By Rachel Grunwell
Guiding is harder than running solo. Watching out for Tamati's safety keeps me alert the whole race.
Imagine running The New York City Marathon — blind.
A guide holds a short rope and leads you. You are brave and trust you will be safe. You listen to their voice cues, directing you to lift your feet up kerbs. You move left or right, or duck overhead branches. You can't see the crowd of three million, but you can hear their roar as they cheer.
It's like a rock concert. You hear the feet and swishing arms of 50,000 people. Then there's the endless bands, choirs and orchestras on almost every corner. Your guide tells you there are thousands of firemen and armed American soldiers.
You can smell doughnuts, waffles and coffee sometimes. You feel the sun, wind or rain, on your face. Sweat drenches your shirt. Your legs, lungs and heart work hard. Your feet hurt.
Around 30km everything hurts. You want to give up, but as a team you keep lifting your legs together. Your guide reminds you to eat and drink too. This is when your mindset matters most over the miles.
You keep going until you go under a giant arch your guide tells you exists. You stop when a heavy medal weighs your neck down. That's when you lift your arms and scream "yes"!

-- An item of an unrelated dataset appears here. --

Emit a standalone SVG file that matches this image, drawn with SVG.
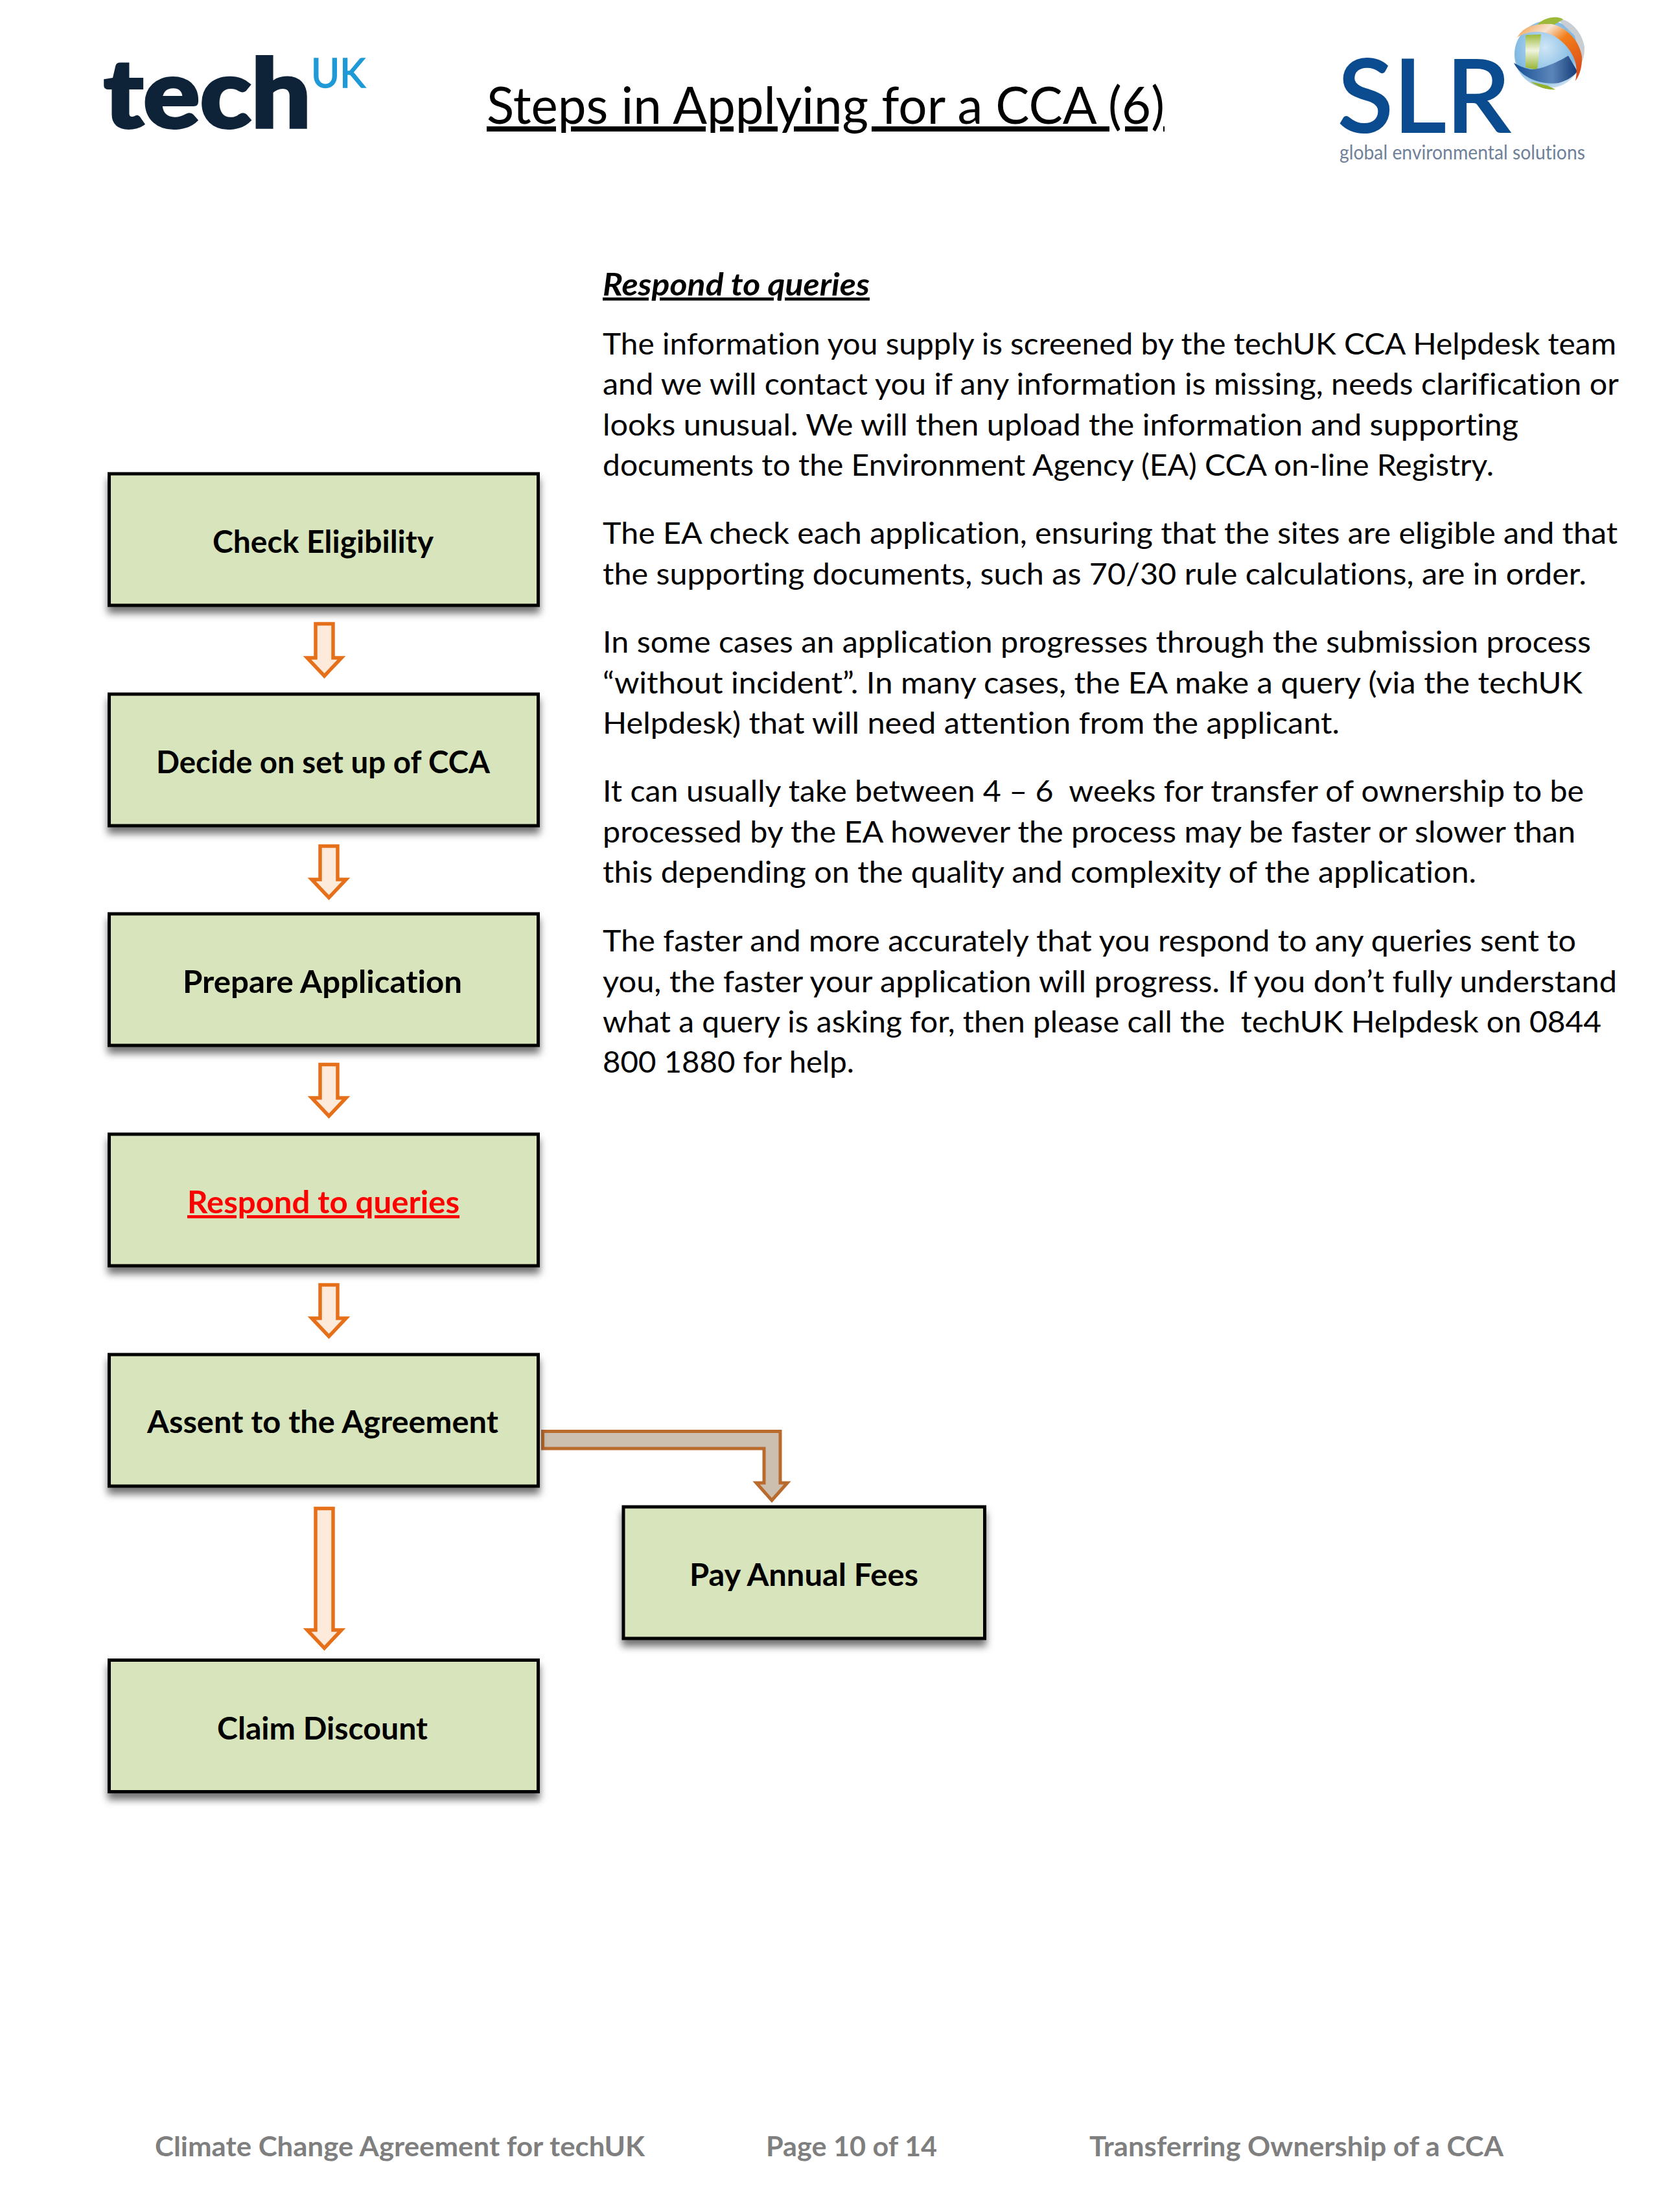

That's how I imagine it is for blind runner Tamati Pearse, 24, who I've guided lots over the years. A friend guided me blindfolded while running around a run track so I could "get" Tamati's world. It was terrifying. The trust you need is immense. Try walking with a blindfold on and you'll get what I mean.
I knew at that blindfolded moment that running 42km blind is courageous. Actually, I know that living while blind is challenging too. My nana, Anne Haley, is blind and tells me how frustrating this is.
Tamati has been running for three years and says why he digs this sport.
"I love running because it helps me get outdoors, gets me fit and helps me to expand my social network," he says.
The New York Marathon, on November 4, will be Tamati's fifth marathon. I'll be his guide again and it will be my 22nd marathon.
I've guided several disabled athletes over the years. I'm an ambassador for the Achilles charity, which helps disabled athletes.
Guiding is harder than running solo. Watching out for Tamati's safety keeps me alert the whole race. There's relief when he reaches the end in one piece. Nothing beats the marathon high. That exhilaration of those feel-good chemicals rushing through my body.
It also feels darn good to help a friend.
Tamati and I are among a Kiwi Achilles team doing this marathon. This is special. It is the 25th anniversary of NZ Achilles athletes participating here. It's an important marathon on the Achilles charity calendar every year too.
This city is where the charity started. Every year, disabled Achilles athletes flock to run here from throughout the globe. There are only a few blind Kiwi runners. So, for runners like Tamati, this is a great event to connect with others.